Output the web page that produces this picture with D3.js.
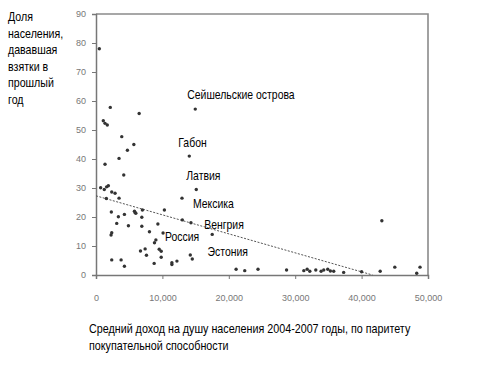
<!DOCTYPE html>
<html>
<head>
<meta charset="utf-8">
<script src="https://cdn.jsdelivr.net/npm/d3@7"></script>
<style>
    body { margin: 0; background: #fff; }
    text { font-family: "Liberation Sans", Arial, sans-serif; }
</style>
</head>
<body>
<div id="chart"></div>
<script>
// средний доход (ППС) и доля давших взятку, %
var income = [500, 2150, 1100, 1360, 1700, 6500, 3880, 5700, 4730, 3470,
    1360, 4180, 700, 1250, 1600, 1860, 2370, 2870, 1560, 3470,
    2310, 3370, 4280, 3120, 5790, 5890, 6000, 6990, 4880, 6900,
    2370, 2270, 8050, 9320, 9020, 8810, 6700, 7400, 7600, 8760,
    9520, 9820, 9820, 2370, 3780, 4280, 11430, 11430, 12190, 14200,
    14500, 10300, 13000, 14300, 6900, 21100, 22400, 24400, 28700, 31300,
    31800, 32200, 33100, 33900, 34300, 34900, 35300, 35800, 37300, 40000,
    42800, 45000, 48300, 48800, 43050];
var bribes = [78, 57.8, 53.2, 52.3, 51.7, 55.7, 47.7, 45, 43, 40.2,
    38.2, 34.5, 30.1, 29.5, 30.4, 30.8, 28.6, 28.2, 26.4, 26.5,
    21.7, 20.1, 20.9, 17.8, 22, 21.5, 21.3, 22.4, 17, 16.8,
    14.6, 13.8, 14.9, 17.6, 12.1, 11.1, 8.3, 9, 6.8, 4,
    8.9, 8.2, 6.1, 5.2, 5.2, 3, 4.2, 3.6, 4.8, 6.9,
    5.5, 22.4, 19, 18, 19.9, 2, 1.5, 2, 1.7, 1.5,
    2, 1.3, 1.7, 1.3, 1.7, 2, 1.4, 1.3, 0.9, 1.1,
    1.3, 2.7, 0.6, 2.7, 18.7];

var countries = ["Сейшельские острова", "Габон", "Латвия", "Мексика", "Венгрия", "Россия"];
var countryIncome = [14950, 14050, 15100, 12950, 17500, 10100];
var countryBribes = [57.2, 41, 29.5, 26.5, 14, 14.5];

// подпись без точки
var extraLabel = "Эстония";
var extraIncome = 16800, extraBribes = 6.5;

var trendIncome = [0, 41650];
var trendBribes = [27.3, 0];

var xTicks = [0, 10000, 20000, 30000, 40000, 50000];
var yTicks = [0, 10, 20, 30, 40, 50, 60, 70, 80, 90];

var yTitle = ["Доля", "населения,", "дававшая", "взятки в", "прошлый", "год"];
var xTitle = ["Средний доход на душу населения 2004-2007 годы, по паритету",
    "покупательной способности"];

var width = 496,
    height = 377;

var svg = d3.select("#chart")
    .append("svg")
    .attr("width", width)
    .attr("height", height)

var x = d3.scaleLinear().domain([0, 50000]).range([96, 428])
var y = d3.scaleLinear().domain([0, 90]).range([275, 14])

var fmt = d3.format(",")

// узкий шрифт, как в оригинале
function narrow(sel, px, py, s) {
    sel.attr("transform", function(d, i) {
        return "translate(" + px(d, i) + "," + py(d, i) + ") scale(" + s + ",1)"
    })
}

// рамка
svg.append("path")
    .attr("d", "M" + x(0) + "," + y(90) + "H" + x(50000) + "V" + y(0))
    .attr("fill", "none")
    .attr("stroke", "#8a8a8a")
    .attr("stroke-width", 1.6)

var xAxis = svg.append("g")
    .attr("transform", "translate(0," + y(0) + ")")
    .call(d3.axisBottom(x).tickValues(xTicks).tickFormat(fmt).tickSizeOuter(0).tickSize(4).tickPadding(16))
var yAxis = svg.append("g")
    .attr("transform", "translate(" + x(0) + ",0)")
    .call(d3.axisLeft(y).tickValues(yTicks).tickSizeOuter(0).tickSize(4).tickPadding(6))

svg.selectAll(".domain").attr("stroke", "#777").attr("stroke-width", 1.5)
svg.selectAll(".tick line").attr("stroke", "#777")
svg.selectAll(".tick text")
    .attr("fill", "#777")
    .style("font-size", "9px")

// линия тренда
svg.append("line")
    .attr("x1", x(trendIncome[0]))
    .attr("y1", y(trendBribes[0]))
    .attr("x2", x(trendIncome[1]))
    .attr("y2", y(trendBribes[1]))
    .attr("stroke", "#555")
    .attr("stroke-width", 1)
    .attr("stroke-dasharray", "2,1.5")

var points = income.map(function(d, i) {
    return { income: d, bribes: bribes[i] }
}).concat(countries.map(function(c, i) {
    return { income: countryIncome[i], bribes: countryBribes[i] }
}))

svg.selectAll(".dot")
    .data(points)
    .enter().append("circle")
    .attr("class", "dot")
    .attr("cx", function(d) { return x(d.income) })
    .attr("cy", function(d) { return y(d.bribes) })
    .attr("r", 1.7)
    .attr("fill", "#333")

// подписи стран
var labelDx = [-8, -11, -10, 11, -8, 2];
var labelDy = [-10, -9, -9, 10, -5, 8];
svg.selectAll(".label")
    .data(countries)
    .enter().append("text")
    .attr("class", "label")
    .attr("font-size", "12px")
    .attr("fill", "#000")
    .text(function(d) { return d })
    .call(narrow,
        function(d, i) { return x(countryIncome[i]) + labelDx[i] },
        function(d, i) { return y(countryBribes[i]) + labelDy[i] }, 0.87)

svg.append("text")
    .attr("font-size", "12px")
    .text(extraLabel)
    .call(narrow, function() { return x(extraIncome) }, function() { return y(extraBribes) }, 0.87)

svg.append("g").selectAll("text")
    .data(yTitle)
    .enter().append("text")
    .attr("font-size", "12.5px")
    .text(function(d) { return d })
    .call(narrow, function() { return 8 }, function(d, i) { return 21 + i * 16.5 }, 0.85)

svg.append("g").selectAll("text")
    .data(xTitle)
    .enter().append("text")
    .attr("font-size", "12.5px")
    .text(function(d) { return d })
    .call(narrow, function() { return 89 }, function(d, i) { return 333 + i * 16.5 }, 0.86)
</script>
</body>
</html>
───
Short task:
Every line of text is to be repeated exactly; pictures are left out.

Solution to this exercise:
Output the web page that produces this picture with D3.js.
<!DOCTYPE html>
<html>
<head>
<meta charset="utf-8">
<script src="https://cdn.jsdelivr.net/npm/d3@7"></script>
<style>
    body { margin: 0; background: #fff; }
    text { font-family: "Liberation Sans", Arial, sans-serif; }
</style>
</head>
<body>
<div id="chart"></div>
<script>
// средний доход (ППС) и доля давших взятку, %
var income = [500, 2150, 1100, 1360, 1700, 6500, 3880, 5700, 4730, 3470,
    1360, 4180, 700, 1250, 1600, 1860, 2370, 2870, 1560, 3470,
    2310, 3370, 4280, 3120, 5790, 5890, 6000, 6990, 4880, 6900,
    2370, 2270, 8050, 9320, 9020, 8810, 6700, 7400, 7600, 8760,
    9520, 9820, 9820, 2370, 3780, 4280, 11430, 11430, 12190, 14200,
    14500, 10300, 13000, 14300, 6900, 21100, 22400, 24400, 28700, 31300,
    31800, 32200, 33100, 33900, 34300, 34900, 35300, 35800, 37300, 40000,
    42800, 45000, 48300, 48800, 43050];
var bribes = [78, 57.8, 53.2, 52.3, 51.7, 55.7, 47.7, 45, 43, 40.2,
    38.2, 34.5, 30.1, 29.5, 30.4, 30.8, 28.6, 28.2, 26.4, 26.5,
    21.7, 20.1, 20.9, 17.8, 22, 21.5, 21.3, 22.4, 17, 16.8,
    14.6, 13.8, 14.9, 17.6, 12.1, 11.1, 8.3, 9, 6.8, 4,
    8.9, 8.2, 6.1, 5.2, 5.2, 3, 4.2, 3.6, 4.8, 6.9,
    5.5, 22.4, 19, 18, 19.9, 2, 1.5, 2, 1.7, 1.5,
    2, 1.3, 1.7, 1.3, 1.7, 2, 1.4, 1.3, 0.9, 1.1,
    1.3, 2.7, 0.6, 2.7, 18.7];

var countries = ["Сейшельские острова", "Габон", "Латвия", "Мексика", "Венгрия", "Россия"];
var countryIncome = [14950, 14050, 15100, 12950, 17500, 10100];
var countryBribes = [57.2, 41, 29.5, 26.5, 14, 14.5];

// подпись без точки
var extraLabel = "Эстония";
var extraIncome = 16800, extraBribes = 6.5;

var trendIncome = [0, 41650];
var trendBribes = [27.3, 0];

var xTicks = [0, 10000, 20000, 30000, 40000, 50000];
var yTicks = [0, 10, 20, 30, 40, 50, 60, 70, 80, 90];

var yTitle = ["Доля", "населения,", "дававшая", "взятки в", "прошлый", "год"];
var xTitle = ["Средний доход на душу населения 2004-2007 годы, по паритету",
    "покупательной способности"];

var width = 496,
    height = 377;

var svg = d3.select("#chart")
    .append("svg")
    .attr("width", width)
    .attr("height", height)

var x = d3.scaleLinear().domain([0, 50000]).range([96, 428])
var y = d3.scaleLinear().domain([0, 90]).range([275, 14])

var fmt = d3.format(",")

// узкий шрифт, как в оригинале
function narrow(sel, px, py, s) {
    sel.attr("transform", function(d, i) {
        return "translate(" + px(d, i) + "," + py(d, i) + ") scale(" + s + ",1)"
    })
}

// рамка
svg.append("path")
    .attr("d", "M" + x(0) + "," + y(90) + "H" + x(50000) + "V" + y(0))
    .attr("fill", "none")
    .attr("stroke", "#8a8a8a")
    .attr("stroke-width", 1.6)

var xAxis = svg.append("g")
    .attr("transform", "translate(0," + y(0) + ")")
    .call(d3.axisBottom(x).tickValues(xTicks).tickFormat(fmt).tickSizeOuter(0).tickSize(4).tickPadding(16))
var yAxis = svg.append("g")
    .attr("transform", "translate(" + x(0) + ",0)")
    .call(d3.axisLeft(y).tickValues(yTicks).tickSizeOuter(0).tickSize(4).tickPadding(6))

svg.selectAll(".domain").attr("stroke", "#777").attr("stroke-width", 1.5)
svg.selectAll(".tick line").attr("stroke", "#777")
svg.selectAll(".tick text")
    .attr("fill", "#777")
    .style("font-size", "9px")

// линия тренда
svg.append("line")
    .attr("x1", x(trendIncome[0]))
    .attr("y1", y(trendBribes[0]))
    .attr("x2", x(trendIncome[1]))
    .attr("y2", y(trendBribes[1]))
    .attr("stroke", "#555")
    .attr("stroke-width", 1)
    .attr("stroke-dasharray", "2,1.5")

var points = income.map(function(d, i) {
    return { income: d, bribes: bribes[i] }
}).concat(countries.map(function(c, i) {
    return { income: countryIncome[i], bribes: countryBribes[i] }
}))

svg.selectAll(".dot")
    .data(points)
    .enter().append("circle")
    .attr("class", "dot")
    .attr("cx", function(d) { return x(d.income) })
    .attr("cy", function(d) { return y(d.bribes) })
    .attr("r", 1.7)
    .attr("fill", "#333")

// подписи стран
var labelDx = [-8, -11, -10, 11, -8, 2];
var labelDy = [-10, -9, -9, 10, -5, 8];
svg.selectAll(".label")
    .data(countries)
    .enter().append("text")
    .attr("class", "label")
    .attr("font-size", "12px")
    .attr("fill", "#000")
    .text(function(d) { return d })
    .call(narrow,
        function(d, i) { return x(countryIncome[i]) + labelDx[i] },
        function(d, i) { return y(countryBribes[i]) + labelDy[i] }, 0.87)

svg.append("text")
    .attr("font-size", "12px")
    .text(extraLabel)
    .call(narrow, function() { return x(extraIncome) }, function() { return y(extraBribes) }, 0.87)

svg.append("g").selectAll("text")
    .data(yTitle)
    .enter().append("text")
    .attr("font-size", "12.5px")
    .text(function(d) { return d })
    .call(narrow, function() { return 8 }, function(d, i) { return 21 + i * 16.5 }, 0.85)

svg.append("g").selectAll("text")
    .data(xTitle)
    .enter().append("text")
    .attr("font-size", "12.5px")
    .text(function(d) { return d })
    .call(narrow, function() { return 89 }, function(d, i) { return 333 + i * 16.5 }, 0.86)
</script>
</body>
</html>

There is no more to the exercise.